Leisa, Tonight I lost my soul mate. almost 10 years ago you walked into my life and changed me forever. When we first met.... I was immature, had a serious case of the peter pam syndrome.... and yeah, I know... I know... you are saying "When did you ever grow out of that" and your right, I never did... But you made me who I am today. You got my life focused, You pointed me in the right direction. You made me aspire to be a better man, a better person and a better friend each day. Tonight I lost you, My best friend.

I thank god that I was able to be by your side when I had them let you pass tonight. I was kissing your lips, kissing your face, holding your hand, dripping my tears on you as I cried and told you what you mean to me and how much I love you, and within those 5 minutes you passed so peacefully.
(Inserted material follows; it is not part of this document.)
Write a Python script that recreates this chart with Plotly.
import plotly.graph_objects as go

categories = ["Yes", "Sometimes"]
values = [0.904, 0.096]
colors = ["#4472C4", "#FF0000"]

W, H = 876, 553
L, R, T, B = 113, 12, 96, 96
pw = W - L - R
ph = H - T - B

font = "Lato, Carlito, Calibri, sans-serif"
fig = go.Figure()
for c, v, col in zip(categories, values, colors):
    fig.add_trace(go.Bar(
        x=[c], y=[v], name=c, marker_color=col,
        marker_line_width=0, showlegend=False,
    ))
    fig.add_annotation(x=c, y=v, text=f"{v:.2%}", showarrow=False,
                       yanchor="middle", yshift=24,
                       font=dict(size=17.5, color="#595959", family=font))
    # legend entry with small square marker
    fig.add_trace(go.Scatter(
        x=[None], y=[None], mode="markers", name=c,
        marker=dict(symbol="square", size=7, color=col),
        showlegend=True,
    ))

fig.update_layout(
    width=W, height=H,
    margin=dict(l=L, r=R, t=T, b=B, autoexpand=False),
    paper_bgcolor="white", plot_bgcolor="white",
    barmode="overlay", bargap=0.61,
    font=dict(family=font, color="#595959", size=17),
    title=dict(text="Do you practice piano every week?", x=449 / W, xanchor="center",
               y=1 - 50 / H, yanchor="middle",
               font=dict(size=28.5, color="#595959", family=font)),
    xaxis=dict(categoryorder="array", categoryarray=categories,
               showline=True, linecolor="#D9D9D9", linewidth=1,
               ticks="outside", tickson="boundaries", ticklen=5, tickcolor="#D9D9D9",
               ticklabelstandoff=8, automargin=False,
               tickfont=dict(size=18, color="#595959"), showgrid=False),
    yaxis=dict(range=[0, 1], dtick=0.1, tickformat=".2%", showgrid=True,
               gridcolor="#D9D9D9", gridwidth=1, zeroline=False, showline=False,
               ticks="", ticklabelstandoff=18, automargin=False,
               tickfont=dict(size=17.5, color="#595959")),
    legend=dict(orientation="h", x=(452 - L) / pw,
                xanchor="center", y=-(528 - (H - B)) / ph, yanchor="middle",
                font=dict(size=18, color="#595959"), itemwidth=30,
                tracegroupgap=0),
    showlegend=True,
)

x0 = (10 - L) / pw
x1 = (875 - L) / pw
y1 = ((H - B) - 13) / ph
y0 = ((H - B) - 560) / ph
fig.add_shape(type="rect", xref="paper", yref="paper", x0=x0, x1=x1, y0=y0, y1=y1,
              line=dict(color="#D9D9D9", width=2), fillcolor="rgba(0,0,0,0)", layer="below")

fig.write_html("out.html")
You dont know this, But you became brain dead yesterday, so I know I made the right choice, to let you go today... I followed what you have asked me to do if in this situation.

Tomorrow I will wake up and face reality, that I am going to begin a life without you, How do you expect me to do this? How will you give me the strength to take each day and find a way to smile?

I love you so much, I hope you knew that in your heart that you made me complete. Tonight I am empty inside, I am dead inside. I have lost the most amazing person I have ever known.

Thank you for giving me your time for the last 10 years, Thank you for making me a better person, thank you for your heart. I love you.